Resident formation water vaporization in the near well zone may pose challenges for carbon dioxide (CO2) storage operations. If dry CO2 is injected into a reservoir, the brine in the very near well zone will evaporate into the CO2 stream, leaving behind precipitated salts. This paper introduces a simple thermodynamic scale prediction approach to quickly identify salts that could precipitate at an injection site and subsequently lead to loss of injectivity and escalate the cost of capture operations. With this method, operators can forecast likely flow assurance related injectivity issues prior to injection of CO2 and plan their injection schemes and mitigation strategies, if necessary.
To conduct this study, formation water compositions were obtained from the literature for various formations worldwide, and compiled into a spreadsheet. The work of Talman et al. (2019) was used as a baseline for precipitation calculations as it clearly identified salt precipitation at an active CO2 injection site – the Aquistore project in Saskatchewan, Canada – which has salinity greater than 300,000 mg/L. The analysis of the compiled data was divided into two parts.
- Part 1 focused on demonstration, previous and operational carbon sequestration projects worldwide.

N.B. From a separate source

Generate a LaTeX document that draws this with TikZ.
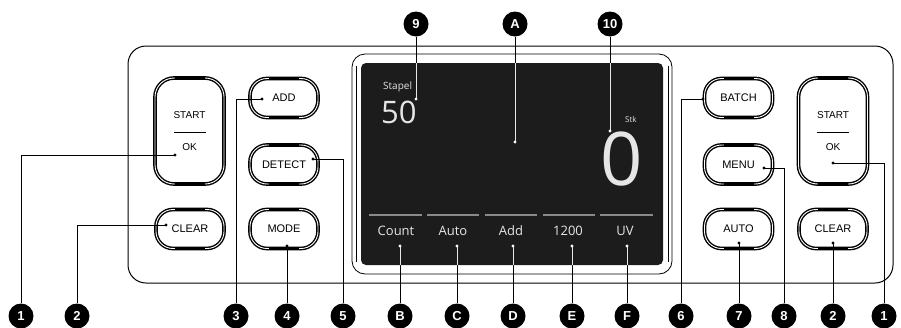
\documentclass[tikz,border=0pt]{standalone}
\usepackage{fontspec}
\setmainfont{Liberation Sans}
\newfontfamily\screenfont{Open Sans}
\definecolor{lcd}{HTML}{1C1C1C}
\definecolor{lcdtext}{HTML}{E6E6E6}
\definecolor{lcdbar}{HTML}{8A8A8A}
\begin{document}
\begin{tikzpicture}[x=1pt,y=-1pt,
  pill/.style={draw=black,line width=1.4pt,double=white,double distance=0.9pt,outer sep=0pt,rounded corners=17pt,minimum width=68pt,minimum height=39pt,inner sep=0pt,font=\fontsize{11}{13}\selectfont},
  tallpill/.style={pill,minimum width=69pt,minimum height=106pt,rounded corners=19pt},
  badge/.style={circle,fill=black,inner sep=0pt,minimum size=25pt,text=white,font=\bfseries\fontsize{13}{13}\selectfont},
  leader/.style={line width=0.8pt},
  lcdlabel/.style={text=lcdtext,font=\screenfont\fontsize{13}{15}\selectfont,inner sep=0pt}]
  \useasboundingbox (0,0) rectangle (901,327);
  % housing and display bezel
  \draw[line width=1pt,rounded corners=18pt] (128,46) rectangle (893,283);
  \draw[line width=0.8pt,rounded corners=13pt] (352,54) rectangle (672,274);
  \draw[line width=0.6pt] (356,66) -- (356,262) (668,66) -- (668,262);
  \fill[lcd,rounded corners=5pt] (361,63) rectangle (663,265);
  \node[text=lcdtext,font=\screenfont\fontsize{10}{12}\selectfont,anchor=base west,inner sep=0pt] (stapel) at (383,89.5) {Stapel};
  \node[text=lcdtext,font=\screenfont\fontsize{31}{33}\selectfont,anchor=base west,inner sep=0pt] (stapelval) at (381,123) {50};
  \node[text=lcdtext,font=\screenfont\fontsize{8}{10}\selectfont,anchor=base west,inner sep=0pt] (stk) at (625,122) {Stk};
  \node[text=lcdtext,font=\screenfont\fontsize{74}{76}\selectfont,anchor=base,inner sep=0pt] (count) at (622,185) {0};
  \foreach \a/\b in {369/422,427/479,485/537,543/595,600/653} \draw[lcdbar,line width=2.2pt] (\a,215) -- (\b,215);
  \node[lcdlabel] (tCount) at (396,231) {Count};
  \node[lcdlabel] (tAuto) at (453,231) {Auto};
  \node[lcdlabel] (tAdd) at (511,231) {Add};
  \node[lcdlabel] (tLimit) at (568,231) {1200};
  \node[lcdlabel] (tUV) at (625,231) {UV};
  % keys
  \node[tallpill] (okL) at (189.5,131) {};
  \node (startL) at (189.5,115) {START};
  \draw[line width=0.7pt] (174,132) -- (206,132);
  \node (okLtxt) at (189.5,147) {OK};
  \node[pill] (clrL) at (190,229) {CLEAR};
  \node[pill] (add) at (284,98) {ADD};
  \node[pill] (detect) at (284,164.5) {DETECT};
  \node[pill] (mode) at (284,229) {MODE};
  \node[pill] (batch) at (738.5,98) {BATCH};
  \node[pill] (menu) at (738.5,164.5) {MENU};
  \node[pill] (auto) at (738.5,229) {AUTO};
  \node[tallpill] (okR) at (833,131) {};
  \node (startR) at (833,115) {START};
  \draw[line width=0.7pt] (817,132) -- (849,132);
  \node (okRtxt) at (833,147) {OK};
  \node[pill] (clrR) at (833,229) {CLEAR};
  \foreach \b in {okL,clrL,add,detect,mode,batch,menu,auto,okR,clrR} {
    \draw[line width=3.7pt] ([xshift=-15pt]\b.north) -- ([xshift=15pt]\b.north);
    \draw[line width=3.7pt] ([xshift=-15pt]\b.south) -- ([xshift=15pt]\b.south);
  }
  % callout points
  \coordinate (pOkL) at (175,155);
  \coordinate (pClrL) at (166,225);
  \coordinate (pAdd) at (262,99);
  \coordinate (pDet) at (313,159);
  \coordinate (pMode) at (287,246);
  \coordinate (pBatch) at (703,99);
  \coordinate (pMenu) at (764,168);
  \coordinate (pAuto) at (739,243);
  \coordinate (pOkR) at (833,163);
  \coordinate (pClrR) at (833,243);
  \coordinate (p9) at (416,99);
  \coordinate (pA) at (515,142);
  \coordinate (p10) at (610,131);
  \coordinate (pB) at (400,246);
  \coordinate (pC) at (457,246);
  \coordinate (pD) at (513,246);
  \coordinate (pE) at (572,246);
  \coordinate (pF) at (627,246);
  % badges
  \node[badge] (b1L) at (21,316) {1};
  \node[badge] (b2L) at (77,316) {2};
  \node[badge] (b3) at (236,316) {3};
  \node[badge] (b4) at (287,316) {4};
  \node[badge] (b5) at (343,316) {5};
  \node[badge] (bB) at (400,316) {B};
  \node[badge] (bC) at (457,316) {C};
  \node[badge] (bD) at (513,316) {D};
  \node[badge] (bE) at (572,316) {E};
  \node[badge] (bF) at (627,316) {F};
  \node[badge] (b6) at (681,316) {6};
  \node[badge] (b7) at (739,316) {7};
  \node[badge] (b8) at (784,316) {8};
  \node[badge] (b2R) at (833,316) {2};
  \node[badge] (b1R) at (884,316) {1};
  \node[badge] (b9) at (416,24) {9};
  \node[badge] (bA) at (515,24) {A};
  \node[badge] (b10) at (610,24) {10};
  % leaders
  \draw[leader] (pOkL) -| (b1L);
  \draw[leader] (pClrL) -| (b2L);
  \draw[leader] (pAdd) -| (b3);
  \draw[leader] (pMode) -- (b4);
  \draw[leader] (pDet) -| (b5);
  \draw[leader] (pBatch) -| (b6);
  \draw[leader] (pAuto) -- (b7);
  \draw[leader] (pMenu) -| (b8);
  \draw[leader] (pClrR) -- (b2R);
  \draw[leader] (pOkR) -| (b1R);
  \foreach \p/\b in {p9/b9,pA/bA,p10/b10,pB/bB,pC/bC,pD/bD,pE/bE,pF/bF} \draw[leader] (\p) -- (\b);
  \foreach \p in {pOkL,pClrL,pAdd,pDet,pMode,pBatch,pMenu,pAuto,pOkR,pClrR} \fill (\p) circle (1.6pt);
  \begin{scope}
    \clip[rounded corners=5pt] (361,63) rectangle (663,265);
    \foreach \p/\b in {p9/b9,pA/bA,p10/b10,pB/bB,pC/bC,pD/bD,pE/bE,pF/bF} {
      \draw[leader,lcdtext] (\p) -- (\b);
      \fill[white] (\p) circle (1.6pt);
    }
  \end{scope}
\end{tikzpicture}
\end{document}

- Part 2 focused on fields in the UK Southern North Sea. The existence of gas fields in the UK Southern North Sea near major regions of CO2 emission and the presence of this mature gas province with many fields close to cessation of production makes it a desirable candidate for CO2 storage. With some fields in this region suspected to be connected and communicating, attempt was made to infer possible connectivity/compartmentalization between fields by evaluating the available salinity of formation waters compiled from literature and annotating on the North Sea Transition Authority Offshore interactive map for further studies.